The road goes ever on and on ... - Maniototo, South Island
Now all I needed was to undergo a health check – in true 19th century fashion, I was tested for syphilis and tuberculosis – and to wait for some papers from Germany to arrive. Then the government announced some very substantial changes to immigration law a few days before I finally had everything assembled to file my application – luckily I was not affected by these changes! A few weeks later I had the precious sticker in my passport. Since then, things have developed much the way they ought to – I have been busy playing concerts and teaching a gradually increasing number of private students.
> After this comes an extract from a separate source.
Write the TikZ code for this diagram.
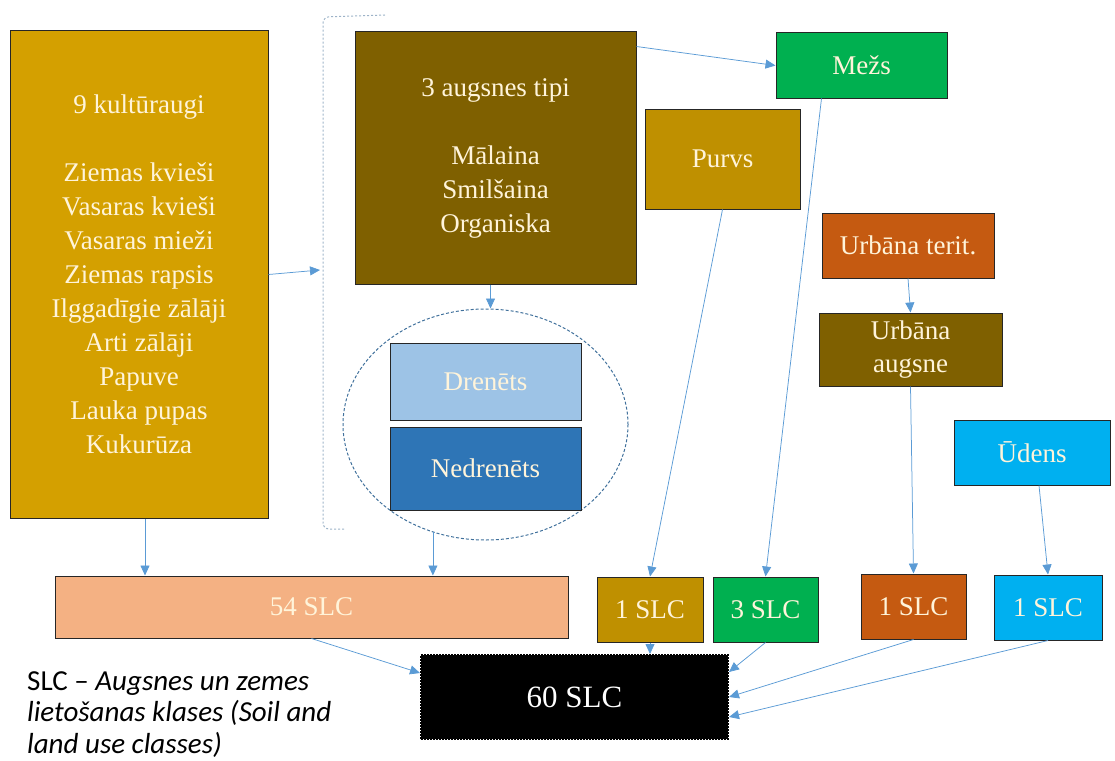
\documentclass[tikz,border=0pt]{standalone}
\usepackage{fontspec}
\setmainfont{Liberation Serif}
\newfontfamily\notefont{Carlito}
\usetikzlibrary{arrows.meta,shapes.geometric}

\definecolor{boxline}{HTML}{262626}
\definecolor{txt}{HTML}{FFF4DA}
\definecolor{arrowc}{HTML}{5B9BD5}
\definecolor{gold}{HTML}{D4A000}
\definecolor{darkgold}{HTML}{BF9000}
\definecolor{brown}{HTML}{7F6000}
\definecolor{green}{HTML}{00B050}
\definecolor{rust}{HTML}{C55A11}
\definecolor{sky}{HTML}{00B0F0}
\definecolor{lightblue}{HTML}{9DC3E6}
\definecolor{midblue}{HTML}{2E75B6}
\definecolor{peach}{HTML}{F4B183}
\definecolor{brkgray}{HTML}{9DB3C8}
\definecolor{ellgray}{HTML}{41719C}

\tikzset{box/.style={shape=rectangle, draw=boxline, line width=1pt, text=txt, align=center, inner sep=0pt, font=\fontsize{27}{34}\selectfont}}
\tikzset{every edge/.style={draw=arrowc, line width=0.75pt, -{Triangle[length=10pt,width=9pt]}}}

\begin{document}
\begin{tikzpicture}[x=1pt, y=-1pt]
  \useasboundingbox (0,0) rectangle (1115,760);

  % left column and soil types
  \node (crops) [box, fill=gold, minimum width=258pt, minimum height=487pt] at (139,274.5)
    {9 kultūraugi\\[34pt]Ziemas kvieši\\Vasaras kvieši\\Vasaras mieži\\Ziemas rapsis\\Ilggadīgie zālāji\\Arti zālāji\\Papuve\\Lauka pupas\\Kukurūza};
  \node (soil) [box, fill=brown, minimum width=281pt, minimum height=252pt] at (495.5,158)
    {3 augsnes tipi\\[34pt]Mālaina\\Smilšaina\\Organiska};

  \draw[brkgray, line width=1pt, dash pattern=on 2pt off 2pt, rounded corners=6pt]
    (385,15) -- (323,17) -- (323,529) -- (345,529);
  \coordinate (brk) at (320,270);

  \node (ell) [shape=ellipse, draw=ellgray, line width=1pt, dash pattern=on 3pt off 2pt,
    minimum width=285pt, minimum height=231pt, inner sep=0pt] at (485.5,424.5) {};
  \node (dren) [box, fill=lightblue, minimum width=191pt, minimum height=77pt] at (485.5,381.5) {Drenēts};
  \node (nedren) [box, fill=midblue, minimum width=191pt, minimum height=83pt] at (485.5,468.5) {Nedrenēts};

  % land use
  \node (mezs) [box, fill=green, minimum width=171pt, minimum height=65pt] at (861.5,65.5) {Mežs};
  \node (purvs) [box, fill=darkgold, minimum width=155pt, minimum height=100pt] at (722.5,159) {Purvs};
  \node (urbt) [box, fill=rust, minimum width=172pt, minimum height=65pt] at (908,245.5) {Urbāna terit.};
  \node (urba) [box, fill=brown, minimum width=183pt, minimum height=73pt, font=\fontsize{27}{33}\selectfont] at (910.5,349.5) {Urbāna\\augsne};
  \node (udens) [box, fill=sky, minimum width=156pt, minimum height=65pt] at (1032,452.5) {Ūdens};

  % classes
  \node (slc54) [box, fill=peach, minimum width=513pt, minimum height=62pt] at (311.5,607) {54 SLC};
  \node (slc1a) [box, fill=darkgold, minimum width=106pt, minimum height=65pt] at (650,609.5) {1 SLC};
  \node (slc3) [box, fill=green, minimum width=105pt, minimum height=65pt] at (765.5,609.5) {3 SLC};
  \node (slc1b) [box, fill=rust, minimum width=105pt, minimum height=65pt] at (913.5,606.5) {1 SLC};
  \node (slc1c) [box, fill=sky, minimum width=108pt, minimum height=65pt] at (1048,607.5) {1 SLC};
  \node (slc60) [box, fill=black, draw=black, line width=2pt, dash pattern=on 2pt off 1pt,
    minimum width=307pt, minimum height=84pt, text=white, font=\fontsize{31}{36}\selectfont] at (574.5,697) {60 SLC};

  \node (note) [anchor=north west, inner sep=0pt, align=left, font=\notefont\fontsize{29}{31.5}\selectfont] at (27,671)
    {SLC – \itshape Augsnes un zemes\\\itshape lietošanas klases (Soil and\\\itshape land use classes)};

  \path ([xshift=6pt]crops.south) edge ([xshift=6pt]crops.south |- slc54.north);
  \path (crops.east) edge (brk);
  \path ([xshift=-5pt]soil.south) edge ([xshift=-5pt]soil.south |- ell.north);
  \path (ell.244) edge (ell.244 |- slc54.north);
  \path ([yshift=-15pt]soil.north east) edge (mezs.west);

  \path ([xshift=-40pt]mezs.south) edge (slc3.north);
  \path (purvs.south) edge (slc1a.north);
  \path (urbt.south) edge (urba.north);
  \path (urba.south) edge (slc1b.north);
  \path ([xshift=7pt]udens.south) edge (slc1c.north);

  \path (slc54.south) edge ([yshift=24pt]slc60.west);
  \path (slc1a.south) edge (slc1a.south |- slc60.north);
  \path (slc3.south) edge ([yshift=25pt]slc60.east);
  \path (slc1b.south) edge (slc60.east);
  \path (slc1c.south) edge ([yshift=-20pt]slc60.east);
\end{tikzpicture}
\end{document}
It took me some time to find a suitable and affordable place to live, but eventually I found a true dream home with a view straight across the ocean to the still snow-clad South Island mountains. A very special moment came recently when Keith Harrison, our local Wellington harp builder, showed me the pilot model of a small medieval harp he had developed with one of my instruments in mind – and a very fine instrument it turned out to be!
I have been involved in all sorts of musical activities in this creatively bubbling place that is Wellington. Currently the city is gearing up for its spot in the international spotlight when the international premiere of the third Lord of the Rings movie comes around – and I am exceedingly looking forward to performing at some of the fan parties that will accompany the big event. And I have just taken my new car, a sturdy four-wheel driven Nissan Terrano, on another round of the gorgeous South Island, just as stunning as the first.